The state diagram for the minimal deterministic automaton for $S$ is an infinite ladder with $S$ and $T$ rungs, where $u$ raises the level by one, $w$ crosses over from the $S$ rungs to the $T$ rungs, and $v$ lowers the level by one, and by convention, the $∅$ state is not displayed.
Example: Consider the subset of $X^*$ given by the grammar $S → u S$, $S → S v S$, $S → S w$, $S → x$, where $X = \{u, v, w, x\}$. The grammar specifies the subset that is given as the least fixed-point solution to the following
$$S ⊇ \{u\} S ∪ S \{v\} S ∪ S \{w\} ∪ \{x\},$$
or algebraically $S ≥ u S + S v S + S w + x$, where $≥$ denotes the subset ordering relation and $+$ the union operation. The least fixed point solution to $y ≥ f(y)$ is written as $μy·f(y)$.
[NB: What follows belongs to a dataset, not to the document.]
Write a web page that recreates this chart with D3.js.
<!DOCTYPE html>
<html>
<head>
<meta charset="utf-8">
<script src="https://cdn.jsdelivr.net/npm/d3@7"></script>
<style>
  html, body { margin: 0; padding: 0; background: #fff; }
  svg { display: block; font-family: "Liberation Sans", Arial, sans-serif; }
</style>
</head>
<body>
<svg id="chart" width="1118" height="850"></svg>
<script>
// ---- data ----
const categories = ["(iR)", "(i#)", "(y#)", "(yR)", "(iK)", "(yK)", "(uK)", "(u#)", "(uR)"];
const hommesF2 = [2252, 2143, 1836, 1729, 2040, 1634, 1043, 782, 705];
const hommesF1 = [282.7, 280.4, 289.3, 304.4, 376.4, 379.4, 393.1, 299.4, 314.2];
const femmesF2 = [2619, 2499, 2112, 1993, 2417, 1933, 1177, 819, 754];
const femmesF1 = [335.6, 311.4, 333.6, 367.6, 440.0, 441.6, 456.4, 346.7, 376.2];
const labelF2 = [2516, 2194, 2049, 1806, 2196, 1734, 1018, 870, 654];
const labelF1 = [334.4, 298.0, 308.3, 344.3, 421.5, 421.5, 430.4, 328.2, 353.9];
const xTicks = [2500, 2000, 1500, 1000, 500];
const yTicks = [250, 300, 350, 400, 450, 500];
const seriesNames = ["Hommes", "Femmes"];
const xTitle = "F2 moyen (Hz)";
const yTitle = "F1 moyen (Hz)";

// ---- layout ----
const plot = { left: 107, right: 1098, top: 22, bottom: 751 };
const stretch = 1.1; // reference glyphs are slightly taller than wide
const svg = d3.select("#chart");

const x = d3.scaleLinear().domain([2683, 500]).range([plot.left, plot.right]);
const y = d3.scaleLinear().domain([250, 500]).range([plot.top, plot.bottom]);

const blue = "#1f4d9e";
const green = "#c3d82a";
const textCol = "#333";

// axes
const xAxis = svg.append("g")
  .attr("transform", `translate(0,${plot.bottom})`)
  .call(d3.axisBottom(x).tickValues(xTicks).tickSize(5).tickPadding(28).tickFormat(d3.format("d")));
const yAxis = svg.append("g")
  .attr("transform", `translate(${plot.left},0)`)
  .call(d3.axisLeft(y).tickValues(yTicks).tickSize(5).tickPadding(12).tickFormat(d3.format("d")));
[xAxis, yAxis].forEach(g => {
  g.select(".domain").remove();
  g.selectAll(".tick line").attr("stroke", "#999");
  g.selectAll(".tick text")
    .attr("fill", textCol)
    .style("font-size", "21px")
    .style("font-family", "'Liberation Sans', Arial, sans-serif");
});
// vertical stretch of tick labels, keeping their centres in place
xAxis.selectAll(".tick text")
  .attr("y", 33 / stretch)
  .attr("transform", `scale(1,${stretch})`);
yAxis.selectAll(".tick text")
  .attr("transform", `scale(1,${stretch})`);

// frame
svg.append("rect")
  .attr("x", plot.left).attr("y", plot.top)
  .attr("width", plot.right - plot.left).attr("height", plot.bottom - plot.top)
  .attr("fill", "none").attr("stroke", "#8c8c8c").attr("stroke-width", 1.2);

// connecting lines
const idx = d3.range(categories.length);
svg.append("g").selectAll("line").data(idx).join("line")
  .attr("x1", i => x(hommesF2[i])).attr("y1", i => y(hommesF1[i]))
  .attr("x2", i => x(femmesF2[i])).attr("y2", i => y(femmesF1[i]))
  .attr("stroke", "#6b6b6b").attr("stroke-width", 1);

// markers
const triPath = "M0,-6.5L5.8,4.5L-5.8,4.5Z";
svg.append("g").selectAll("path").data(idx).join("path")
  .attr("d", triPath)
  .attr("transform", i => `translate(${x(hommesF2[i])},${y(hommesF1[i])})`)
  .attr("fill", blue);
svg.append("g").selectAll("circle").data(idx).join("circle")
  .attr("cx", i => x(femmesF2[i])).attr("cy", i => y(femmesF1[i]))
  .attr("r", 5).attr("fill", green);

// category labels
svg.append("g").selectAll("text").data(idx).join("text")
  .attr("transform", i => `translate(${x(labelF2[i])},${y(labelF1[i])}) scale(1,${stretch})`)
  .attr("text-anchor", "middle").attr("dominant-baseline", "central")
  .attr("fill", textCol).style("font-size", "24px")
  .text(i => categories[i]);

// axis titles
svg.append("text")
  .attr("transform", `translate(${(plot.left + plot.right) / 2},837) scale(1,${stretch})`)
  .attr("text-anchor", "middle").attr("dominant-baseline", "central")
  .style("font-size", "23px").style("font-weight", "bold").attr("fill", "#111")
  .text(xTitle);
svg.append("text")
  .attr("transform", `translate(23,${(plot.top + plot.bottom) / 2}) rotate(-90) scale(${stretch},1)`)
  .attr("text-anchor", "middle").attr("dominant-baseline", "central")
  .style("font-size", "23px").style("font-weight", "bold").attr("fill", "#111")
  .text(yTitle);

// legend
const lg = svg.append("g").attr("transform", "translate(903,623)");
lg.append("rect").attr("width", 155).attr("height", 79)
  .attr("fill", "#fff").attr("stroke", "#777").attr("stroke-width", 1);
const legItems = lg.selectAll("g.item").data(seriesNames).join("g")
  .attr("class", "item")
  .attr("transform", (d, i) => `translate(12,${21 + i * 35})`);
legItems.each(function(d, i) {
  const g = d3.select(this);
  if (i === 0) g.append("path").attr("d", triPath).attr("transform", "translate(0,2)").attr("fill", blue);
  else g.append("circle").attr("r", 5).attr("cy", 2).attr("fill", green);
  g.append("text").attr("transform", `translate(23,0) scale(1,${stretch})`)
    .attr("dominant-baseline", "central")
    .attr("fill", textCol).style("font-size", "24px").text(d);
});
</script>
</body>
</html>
The one in the previous example could have been written $μs·(u s v + w)$.
In Kleene algebra, the least fixed point solution to $x ≥ a + x b$ is also the least fixed point solution to $x ≥ a b^*$, i.e. $μx·(a + x b) = μx·(a b^*)$. As such, the grammar for this example could just as well be written in EBNF form as $S → (u S | x) (v S | w)^*$, with the corresponding fixed point equation given by $S = μs·(u s + x) (v s + w)^*$.
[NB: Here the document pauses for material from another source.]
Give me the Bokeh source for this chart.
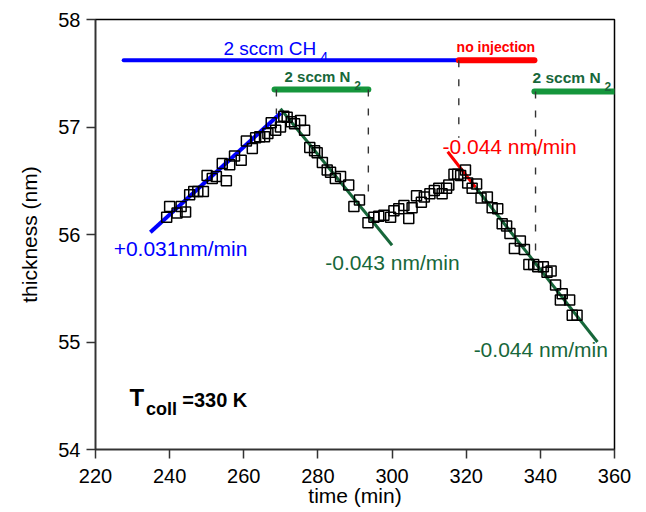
from bokeh.plotting import figure
from bokeh.models import Range1d, Label, FixedTicker, ColumnDataSource
from bokeh.embed import file_html
from bokeh.resources import INLINE

# ---- data ----
time_min = [239.2, 240.0, 242.0, 243.1, 244.3, 245.4, 246.5, 247.6, 249.1, 250.1,
            251.5, 252.6, 255.3, 254.2, 256.2, 257.5, 259.3, 260.7, 262.3, 263.2,
            264.3, 265.6, 266.5, 267.4, 268.6, 269.9, 270.8, 271.7, 272.8, 273.7,
            275.3, 276.4, 277.8, 279.1, 279.8, 281.2, 282.5, 283.4, 284.7, 286.1,
            288.3, 289.7, 291.2,
            293.5, 295.1, 296.4, 297.8, 299.6, 300.5, 301.8, 303.2, 304.5, 305.4,
            306.6, 307.9, 308.7, 310.2, 311.4, 312.6, 313.5, 314.7, 315.3, 316.7,
            317.7, 318.5, 319.8, 320.4, 321.6, 322.8, 324.0, 325.7, 327.0, 328.5,
            329.7, 330.9, 331.8, 333.0, 334.6, 335.7, 336.9, 338.2, 339.3, 340.8,
            341.8, 342.9, 344.1, 345.4, 345.9, 347.9, 348.6, 349.9]
thickness_nm = [56.16, 56.26, 56.20, 56.26, 56.21, 56.37, 56.40, 56.40, 56.40, 56.55,
                56.52, 56.54, 56.50, 56.66, 56.65, 56.73, 56.69, 56.87, 56.80, 56.90,
                56.91, 56.91, 56.94, 57.04, 56.97, 57.00, 57.10, 57.09, 57.05, 57.03,
                57.06, 56.97, 56.81, 56.78, 56.76, 56.67, 56.60, 56.58, 56.52, 56.54,
                56.46, 56.26, 56.32,
                56.11, 56.16, 56.17, 56.18, 56.16, 56.22, 56.24, 56.27, 56.15, 56.25,
                56.36, 56.30, 56.35, 56.38, 56.41, 56.43, 56.38, 56.43, 56.46, 56.56,
                56.56, 56.55, 56.60, 56.48, 56.43, 56.47, 56.34, 56.35, 56.25, 56.24,
                56.10, 56.08, 56.01, 55.87, 55.94, 55.86, 55.72, 55.72, 55.70, 55.70,
                55.65, 55.66, 55.53, 55.39, 55.45, 55.39, 55.25, 55.25]

# linear fits (start/end)
fit_x0 = [234.8, 269.9, 315.0, 322.5]
fit_x1 = [270.0, 300.0, 322.5, 355.4]
fit_y0 = [56.02, 57.17, 56.77, 56.44]
fit_y1 = [57.13, 55.90, 56.44, 55.00]
fit_colors = ["#0000ff", "#17673a", "#ff0000", "#17673a"]
fit_widths = [4, 3, 3, 3]

# injection periods
bar_start = [227.6, 318.0, 268.3, 338.4]
bar_end = [318.0, 338.4, 293.6, 360.0]
bar_y = [57.62, 57.62, 57.35, 57.33]
bar_colors = ["#0000ff", "#ff0000", "#15963c", "#15963c"]
bar_widths = [4, 6, 6, 6]

# dashed markers
dash_x = [268.8, 293.6, 318.0, 338.7]
dash_top = [57.35, 57.35, 57.62, 57.33]
dash_bottom = [57.12, 56.32, 56.90, 55.82]

x_ticks = [220, 240, 260, 280, 300, 320, 340, 360]
y_ticks = [54, 55, 56, 57, 58]

FONT = "Liberation Sans"

p = figure(output_backend="svg", toolbar_location=None,
           frame_width=519, frame_height=430,
           min_border_left=95, min_border_right=20, min_border_top=19, min_border_bottom=52,
           x_range=Range1d(220, 360), y_range=Range1d(54, 58))
p.background_fill_color = "white"
p.border_fill_color = "white"
p.grid.visible = False
p.outline_line_color = "black"
p.outline_line_width = 1.5

for ax, ticks in ((p.xaxis, x_ticks), (p.yaxis, y_ticks)):
    ax.ticker = FixedTicker(ticks=ticks)
    ax.minor_tick_line_color = None
    ax.major_tick_in = 0
    ax.major_tick_out = 9
    ax.major_tick_line_color = "#333333"
    ax.major_tick_line_width = 1.5
    ax.axis_line_color = "#333333"
    ax.axis_line_width = 1.5
    ax.major_label_text_font = FONT
    ax.major_label_text_font_size = "20px"
    ax.major_label_text_color = "black"
    ax.axis_label_text_font = FONT
    ax.axis_label_text_font_size = "21px"
    ax.axis_label_text_font_style = "normal"
    ax.axis_label_text_color = "black"
p.xaxis.axis_label = "time (min)"
p.yaxis.axis_label = "thickness (nm)"
p.xaxis.major_label_standoff = 10
p.yaxis.major_label_standoff = 6
p.xaxis.axis_label_standoff = -2
p.yaxis.axis_label_standoff = 14

# injection bars
p.segment(x0=bar_start, x1=bar_end, y0=bar_y, y1=bar_y, line_color=bar_colors,
          line_width=bar_widths, line_cap="round")
# dashed lines
p.segment(x0=dash_x, x1=dash_x, y0=dash_top, y1=dash_bottom, line_color="#333333",
          line_width=1.4, line_dash="7 12")
# fit lines
p.segment(x0=fit_x0, x1=fit_x1, y0=fit_y0, y1=fit_y1, line_color=fit_colors,
          line_width=fit_widths)
# data
src = ColumnDataSource(dict(t=time_min, d=thickness_nm))
p.scatter("t", "d", source=src, marker="square", size=10, fill_color=None,
          line_color="black", line_width=1.5)


def lab(x, y, text, size, color, bold=False, baseline="alphabetic"):
    p.add_layout(Label(x=x, y=y, text=text, text_font=FONT, text_font_size=size,
                       text_color=color, text_font_style="bold" if bold else "normal",
                       text_align="left", text_baseline=baseline))

GREEN_T = "#17673a"
lab(254.5, 57.73, "2 sccm CH", "19px", "#0000ff")
lab(280.6, 57.65, "4", "14px", "#0000ff")
lab(317.4, 57.74, "no injection", "14px", "#ff0000", bold=True)
lab(271.0, 57.47, "2 sccm N", "15px", GREEN_T, bold=True)
lab(289.8, 57.39, "2", "12px", GREEN_T, bold=True)
lab(337.9, 57.46, "2 sccm N", "15.5px", GREEN_T, bold=True)
lab(357.3, 57.38, "2", "12px", GREEN_T, bold=True)

lab(224.9, 55.87, "+0.031nm/min", "21px", "#0000ff", baseline="middle")
lab(282.0, 55.74, "-0.043 nm/min", "21px", GREEN_T, baseline="middle")
lab(313.6, 56.82, "-0.044 nm/min", "21px", "#ff0000", baseline="middle")
lab(322.0, 54.93, "-0.044 nm/min", "21px", GREEN_T, baseline="middle")

lab(229.2, 54.48, "T", "24px", "black", bold=True)
lab(233.6, 54.38, "coll", "18px", "black", bold=True)
lab(243.4, 54.46, "=330 K", "20px", "black", bold=True)

open("out.html", "w").write(file_html(p, INLINE))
With that having been said, let $S$ also denote the subset of $X^*$ recognized by the grammar in this example. The least fixed point solution is also a solution to the corresponding equation, i.e. $μx·f(x) = f(μx·f(x))$. Here, that means
$$S = (\{u\} S ∪ \{x\}) T,$$
where
$$T = (\{v\} S ∪ \{w\})^*,$$
and - since $a b^* b^* = a b^*$ is a Kleene-algebraic identity - it also means that
$$S = S T.$$
This is enough to determine that
$$Q(S) = \{ S, T, ∅ \},$$
that the state transitions are
$$
S \overset{u}→ S,\quad S \overset{v}→ ∅,\quad S \overset{w}→ ∅,\quad S \overset{x}→ T,\\
T \overset{u}→ ∅,\quad T \overset{v}→ S,\quad T \overset{w}→ T,\quad S \overset{x}→ ∅,\\
∅ \overset{u}→ ∅,\quad ∅ \overset{v}→ ∅,\quad ∅ \overset{w}→ ∅,\quad ∅ \overset{x}→ ∅,
$$
that the start state is $S$, that the sole final state is $T$, that $S$ is regular and that it is given by the regular expression $S = u^* x w^* (v u^* x w^*)^*$. Thus,
$$μs·(u s + s v s + s w + x) = u^* x w^* (v u^* x w^*)^*.$$
On the other hand, to write the previous example as a regular expression, you would have to add in the following extra symbols $Z = \{b,d,p,q\}$, subjecting them to the identities
$$
b d = 1 = p q,\quad b q = 0 = p d,\quad z x = x z\quad (x ∈ X,\quad z ∈ Z),
$$
(and, optionally, also to the identity $d b + q p = 1$), in which case you may write $S = b (u p)^* w (q v)^* d$ - i.e. what shall come to be known as a Chomsky-Schützenberger context-free expression, once the new algebraic framework becomes more widely-known.